* Task directions *
Begin with the opening line of the records and extract each line through the one holding "Chart.register(...registerables);"; pictures are not part of the copy.

* Records shown *
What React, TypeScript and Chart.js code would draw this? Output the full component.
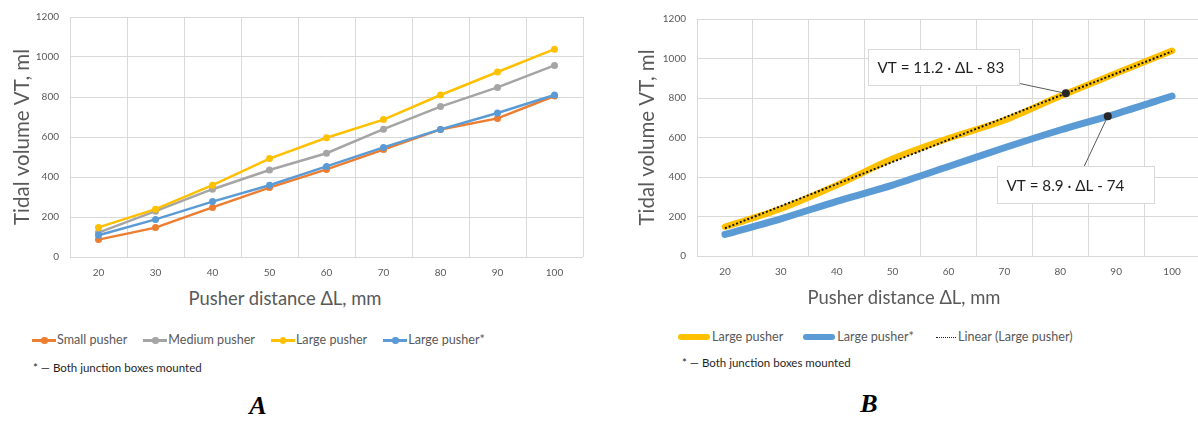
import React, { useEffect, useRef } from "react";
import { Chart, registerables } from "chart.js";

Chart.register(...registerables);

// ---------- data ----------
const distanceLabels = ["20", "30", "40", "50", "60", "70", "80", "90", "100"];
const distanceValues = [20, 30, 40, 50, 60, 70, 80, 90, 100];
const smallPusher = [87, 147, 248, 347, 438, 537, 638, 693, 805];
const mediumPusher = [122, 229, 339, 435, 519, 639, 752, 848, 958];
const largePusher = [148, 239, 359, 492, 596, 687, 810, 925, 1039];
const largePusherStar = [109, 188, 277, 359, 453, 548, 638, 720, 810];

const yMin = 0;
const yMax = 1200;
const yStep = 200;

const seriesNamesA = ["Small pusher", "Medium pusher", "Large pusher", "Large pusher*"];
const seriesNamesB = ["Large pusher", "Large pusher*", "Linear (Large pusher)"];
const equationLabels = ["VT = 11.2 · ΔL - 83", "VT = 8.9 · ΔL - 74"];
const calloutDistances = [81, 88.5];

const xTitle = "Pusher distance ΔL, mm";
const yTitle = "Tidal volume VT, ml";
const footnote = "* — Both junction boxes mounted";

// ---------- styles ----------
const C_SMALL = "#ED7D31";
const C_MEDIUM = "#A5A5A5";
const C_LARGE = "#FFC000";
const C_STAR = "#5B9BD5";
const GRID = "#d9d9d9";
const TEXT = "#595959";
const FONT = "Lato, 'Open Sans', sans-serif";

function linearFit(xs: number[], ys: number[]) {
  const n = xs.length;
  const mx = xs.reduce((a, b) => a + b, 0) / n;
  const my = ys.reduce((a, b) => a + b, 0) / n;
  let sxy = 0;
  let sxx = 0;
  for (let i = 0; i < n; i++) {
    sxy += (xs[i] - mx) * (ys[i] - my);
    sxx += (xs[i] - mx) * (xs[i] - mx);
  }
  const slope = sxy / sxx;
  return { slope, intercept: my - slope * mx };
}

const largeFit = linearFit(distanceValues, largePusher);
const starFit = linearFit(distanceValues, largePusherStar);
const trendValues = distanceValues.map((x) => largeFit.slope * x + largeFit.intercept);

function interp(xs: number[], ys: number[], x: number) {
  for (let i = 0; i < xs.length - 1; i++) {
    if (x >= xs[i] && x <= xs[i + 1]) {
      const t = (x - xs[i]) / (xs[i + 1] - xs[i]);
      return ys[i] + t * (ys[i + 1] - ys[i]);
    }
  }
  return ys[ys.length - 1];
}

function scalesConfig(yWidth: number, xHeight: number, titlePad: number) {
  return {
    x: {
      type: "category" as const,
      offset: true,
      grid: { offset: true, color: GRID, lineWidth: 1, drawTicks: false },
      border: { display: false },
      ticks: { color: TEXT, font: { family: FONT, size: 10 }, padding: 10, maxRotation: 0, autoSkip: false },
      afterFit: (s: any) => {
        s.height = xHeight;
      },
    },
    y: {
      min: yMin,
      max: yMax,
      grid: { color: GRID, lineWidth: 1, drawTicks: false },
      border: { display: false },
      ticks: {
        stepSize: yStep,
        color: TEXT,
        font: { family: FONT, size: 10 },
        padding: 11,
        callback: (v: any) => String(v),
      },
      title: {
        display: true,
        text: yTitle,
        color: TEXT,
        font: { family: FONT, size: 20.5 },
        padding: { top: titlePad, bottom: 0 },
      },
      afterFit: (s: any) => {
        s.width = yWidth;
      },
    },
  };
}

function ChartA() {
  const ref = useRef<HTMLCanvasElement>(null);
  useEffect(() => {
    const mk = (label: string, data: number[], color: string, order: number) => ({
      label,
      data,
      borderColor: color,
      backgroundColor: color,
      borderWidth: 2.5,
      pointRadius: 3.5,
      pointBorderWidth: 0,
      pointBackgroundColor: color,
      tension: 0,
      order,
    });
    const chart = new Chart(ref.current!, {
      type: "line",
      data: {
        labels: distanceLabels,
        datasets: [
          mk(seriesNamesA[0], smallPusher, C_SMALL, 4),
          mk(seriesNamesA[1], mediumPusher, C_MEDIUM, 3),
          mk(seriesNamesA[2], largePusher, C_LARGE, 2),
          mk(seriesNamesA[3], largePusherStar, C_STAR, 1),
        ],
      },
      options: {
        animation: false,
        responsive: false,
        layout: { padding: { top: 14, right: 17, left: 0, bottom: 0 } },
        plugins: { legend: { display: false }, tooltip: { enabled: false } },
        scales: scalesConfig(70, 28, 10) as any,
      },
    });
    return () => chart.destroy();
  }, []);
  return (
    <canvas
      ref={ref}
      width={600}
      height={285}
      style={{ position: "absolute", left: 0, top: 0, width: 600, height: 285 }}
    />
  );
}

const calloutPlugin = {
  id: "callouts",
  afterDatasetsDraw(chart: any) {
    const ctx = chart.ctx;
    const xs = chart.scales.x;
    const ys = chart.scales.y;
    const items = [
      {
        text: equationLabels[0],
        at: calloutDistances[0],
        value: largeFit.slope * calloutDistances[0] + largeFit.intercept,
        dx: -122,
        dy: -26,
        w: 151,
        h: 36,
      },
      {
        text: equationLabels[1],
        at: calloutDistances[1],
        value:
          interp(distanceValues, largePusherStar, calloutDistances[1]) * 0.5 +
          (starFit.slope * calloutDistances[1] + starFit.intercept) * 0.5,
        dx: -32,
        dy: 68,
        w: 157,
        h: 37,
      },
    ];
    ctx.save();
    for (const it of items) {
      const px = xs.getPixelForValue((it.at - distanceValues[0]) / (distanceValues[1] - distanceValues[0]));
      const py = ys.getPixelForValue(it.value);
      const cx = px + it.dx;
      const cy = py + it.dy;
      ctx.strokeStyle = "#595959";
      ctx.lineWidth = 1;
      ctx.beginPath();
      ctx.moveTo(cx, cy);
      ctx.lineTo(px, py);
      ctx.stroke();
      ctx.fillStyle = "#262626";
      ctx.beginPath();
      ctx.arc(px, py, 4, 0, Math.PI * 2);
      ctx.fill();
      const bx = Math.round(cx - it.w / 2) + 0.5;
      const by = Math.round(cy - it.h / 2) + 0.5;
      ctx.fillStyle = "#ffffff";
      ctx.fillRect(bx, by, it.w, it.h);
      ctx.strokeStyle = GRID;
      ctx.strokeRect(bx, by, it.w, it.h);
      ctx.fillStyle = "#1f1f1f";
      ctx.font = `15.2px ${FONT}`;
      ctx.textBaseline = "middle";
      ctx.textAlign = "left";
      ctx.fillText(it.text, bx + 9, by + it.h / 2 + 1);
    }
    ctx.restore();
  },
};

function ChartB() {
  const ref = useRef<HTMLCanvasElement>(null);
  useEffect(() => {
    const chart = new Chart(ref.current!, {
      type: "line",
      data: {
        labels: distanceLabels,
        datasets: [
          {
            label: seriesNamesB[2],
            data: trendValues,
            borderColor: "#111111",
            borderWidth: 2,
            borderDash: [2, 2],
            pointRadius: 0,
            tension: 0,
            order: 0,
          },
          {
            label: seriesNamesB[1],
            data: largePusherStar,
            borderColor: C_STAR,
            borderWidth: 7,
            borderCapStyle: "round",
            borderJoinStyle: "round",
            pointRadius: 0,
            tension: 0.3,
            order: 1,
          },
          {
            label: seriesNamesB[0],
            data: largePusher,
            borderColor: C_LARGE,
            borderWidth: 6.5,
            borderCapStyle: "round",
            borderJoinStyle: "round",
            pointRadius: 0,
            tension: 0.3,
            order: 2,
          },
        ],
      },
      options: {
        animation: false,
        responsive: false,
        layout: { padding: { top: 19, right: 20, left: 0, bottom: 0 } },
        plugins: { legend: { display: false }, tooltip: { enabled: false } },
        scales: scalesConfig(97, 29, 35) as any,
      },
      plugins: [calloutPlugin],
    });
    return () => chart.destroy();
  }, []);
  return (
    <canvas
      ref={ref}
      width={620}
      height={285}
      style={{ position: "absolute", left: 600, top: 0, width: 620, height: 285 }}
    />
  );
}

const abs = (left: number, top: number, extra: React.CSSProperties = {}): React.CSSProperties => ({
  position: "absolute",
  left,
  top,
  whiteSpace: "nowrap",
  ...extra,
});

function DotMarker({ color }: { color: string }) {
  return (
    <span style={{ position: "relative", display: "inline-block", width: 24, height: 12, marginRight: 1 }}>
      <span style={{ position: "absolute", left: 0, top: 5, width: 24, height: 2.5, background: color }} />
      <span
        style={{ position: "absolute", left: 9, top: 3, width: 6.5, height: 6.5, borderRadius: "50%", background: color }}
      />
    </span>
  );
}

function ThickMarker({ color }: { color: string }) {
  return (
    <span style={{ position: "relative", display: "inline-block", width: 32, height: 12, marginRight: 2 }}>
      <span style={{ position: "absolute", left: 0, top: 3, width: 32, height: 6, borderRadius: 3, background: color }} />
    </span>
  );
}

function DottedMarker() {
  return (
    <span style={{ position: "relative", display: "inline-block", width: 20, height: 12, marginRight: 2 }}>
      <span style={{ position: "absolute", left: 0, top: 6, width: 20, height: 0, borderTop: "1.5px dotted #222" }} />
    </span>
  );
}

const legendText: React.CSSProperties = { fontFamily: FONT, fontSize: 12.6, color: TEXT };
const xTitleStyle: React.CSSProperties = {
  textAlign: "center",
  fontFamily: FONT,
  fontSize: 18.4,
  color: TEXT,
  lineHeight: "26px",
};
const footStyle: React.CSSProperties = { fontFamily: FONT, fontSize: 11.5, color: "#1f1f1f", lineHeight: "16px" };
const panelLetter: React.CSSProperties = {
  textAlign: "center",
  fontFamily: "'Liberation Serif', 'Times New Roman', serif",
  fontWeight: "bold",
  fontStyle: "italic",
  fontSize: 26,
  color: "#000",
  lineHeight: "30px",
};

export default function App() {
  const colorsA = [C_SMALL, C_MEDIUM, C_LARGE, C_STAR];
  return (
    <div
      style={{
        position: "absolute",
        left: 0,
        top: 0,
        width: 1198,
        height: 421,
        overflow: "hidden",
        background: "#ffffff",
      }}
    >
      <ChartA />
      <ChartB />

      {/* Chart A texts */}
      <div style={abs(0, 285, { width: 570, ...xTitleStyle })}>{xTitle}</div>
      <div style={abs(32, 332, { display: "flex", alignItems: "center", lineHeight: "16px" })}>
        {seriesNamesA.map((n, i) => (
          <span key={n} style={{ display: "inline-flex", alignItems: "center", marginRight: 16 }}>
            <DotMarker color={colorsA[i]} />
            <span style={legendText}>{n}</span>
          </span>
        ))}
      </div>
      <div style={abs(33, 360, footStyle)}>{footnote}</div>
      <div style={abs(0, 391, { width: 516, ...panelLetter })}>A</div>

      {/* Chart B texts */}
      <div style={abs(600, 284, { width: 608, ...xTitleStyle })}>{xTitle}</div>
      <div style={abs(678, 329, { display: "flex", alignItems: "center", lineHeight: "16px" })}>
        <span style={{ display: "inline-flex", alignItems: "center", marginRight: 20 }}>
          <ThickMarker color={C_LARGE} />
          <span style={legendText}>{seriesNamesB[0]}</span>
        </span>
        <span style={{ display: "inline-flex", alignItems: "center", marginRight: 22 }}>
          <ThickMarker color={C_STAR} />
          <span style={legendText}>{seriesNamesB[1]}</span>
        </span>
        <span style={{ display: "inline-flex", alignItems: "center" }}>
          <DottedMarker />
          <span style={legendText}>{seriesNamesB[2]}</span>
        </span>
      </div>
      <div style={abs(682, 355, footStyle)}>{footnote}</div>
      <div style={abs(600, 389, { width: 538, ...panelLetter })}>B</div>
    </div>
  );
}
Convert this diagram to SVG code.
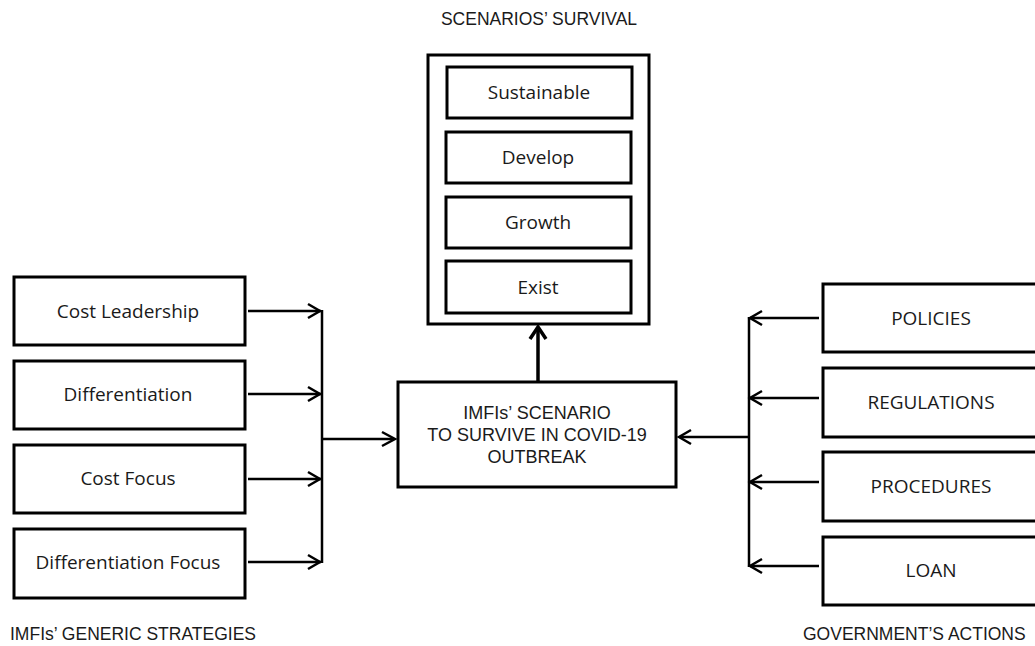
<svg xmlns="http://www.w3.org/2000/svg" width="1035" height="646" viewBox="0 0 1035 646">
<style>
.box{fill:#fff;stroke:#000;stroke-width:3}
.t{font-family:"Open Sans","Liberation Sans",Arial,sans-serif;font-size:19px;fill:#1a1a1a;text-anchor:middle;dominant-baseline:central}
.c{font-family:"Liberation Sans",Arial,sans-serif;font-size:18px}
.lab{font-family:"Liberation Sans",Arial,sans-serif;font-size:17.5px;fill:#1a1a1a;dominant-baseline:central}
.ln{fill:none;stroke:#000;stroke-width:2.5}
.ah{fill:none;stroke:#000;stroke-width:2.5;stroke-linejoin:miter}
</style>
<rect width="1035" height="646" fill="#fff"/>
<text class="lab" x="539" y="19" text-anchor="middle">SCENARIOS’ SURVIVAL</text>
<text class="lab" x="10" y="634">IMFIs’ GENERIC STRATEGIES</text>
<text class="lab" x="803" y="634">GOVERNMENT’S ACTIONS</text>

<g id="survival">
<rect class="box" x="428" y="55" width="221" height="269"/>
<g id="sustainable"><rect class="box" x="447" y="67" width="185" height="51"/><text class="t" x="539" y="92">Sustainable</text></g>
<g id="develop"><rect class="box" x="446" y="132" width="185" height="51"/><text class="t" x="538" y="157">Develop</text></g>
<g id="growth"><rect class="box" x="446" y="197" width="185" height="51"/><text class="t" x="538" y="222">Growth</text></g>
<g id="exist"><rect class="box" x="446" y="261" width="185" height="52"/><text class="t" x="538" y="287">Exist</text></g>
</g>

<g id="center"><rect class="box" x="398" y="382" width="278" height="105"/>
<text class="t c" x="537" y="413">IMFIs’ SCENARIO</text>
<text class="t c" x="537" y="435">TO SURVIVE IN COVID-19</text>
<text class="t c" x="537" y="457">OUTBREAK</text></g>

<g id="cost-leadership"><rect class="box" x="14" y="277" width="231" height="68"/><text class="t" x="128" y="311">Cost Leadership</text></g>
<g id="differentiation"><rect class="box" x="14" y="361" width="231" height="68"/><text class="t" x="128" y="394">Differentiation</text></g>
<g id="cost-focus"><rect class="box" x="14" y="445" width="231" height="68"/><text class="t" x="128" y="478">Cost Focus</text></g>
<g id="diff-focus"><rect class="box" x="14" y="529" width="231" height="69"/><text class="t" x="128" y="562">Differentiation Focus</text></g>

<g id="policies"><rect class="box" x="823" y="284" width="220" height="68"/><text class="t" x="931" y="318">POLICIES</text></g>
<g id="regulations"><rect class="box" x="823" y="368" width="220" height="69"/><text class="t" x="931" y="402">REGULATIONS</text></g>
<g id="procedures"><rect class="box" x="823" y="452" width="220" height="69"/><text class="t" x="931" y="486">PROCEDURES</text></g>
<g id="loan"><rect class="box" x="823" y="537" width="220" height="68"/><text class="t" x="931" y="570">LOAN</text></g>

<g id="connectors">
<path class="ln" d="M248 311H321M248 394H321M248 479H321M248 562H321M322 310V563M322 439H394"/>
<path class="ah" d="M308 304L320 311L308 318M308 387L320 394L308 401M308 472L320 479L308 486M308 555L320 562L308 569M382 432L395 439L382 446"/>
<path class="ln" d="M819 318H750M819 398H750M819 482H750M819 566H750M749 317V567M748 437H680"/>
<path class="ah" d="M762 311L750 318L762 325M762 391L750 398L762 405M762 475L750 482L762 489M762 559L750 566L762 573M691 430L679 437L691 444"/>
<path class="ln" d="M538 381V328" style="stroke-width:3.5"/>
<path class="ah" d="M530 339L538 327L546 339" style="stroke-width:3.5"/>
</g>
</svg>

* Result *
What React, TypeScript and Chart.js code would draw this? Output the full component.
import React, { useEffect, useRef } from "react";
import { Chart, registerables } from "chart.js";

Chart.register(...registerables);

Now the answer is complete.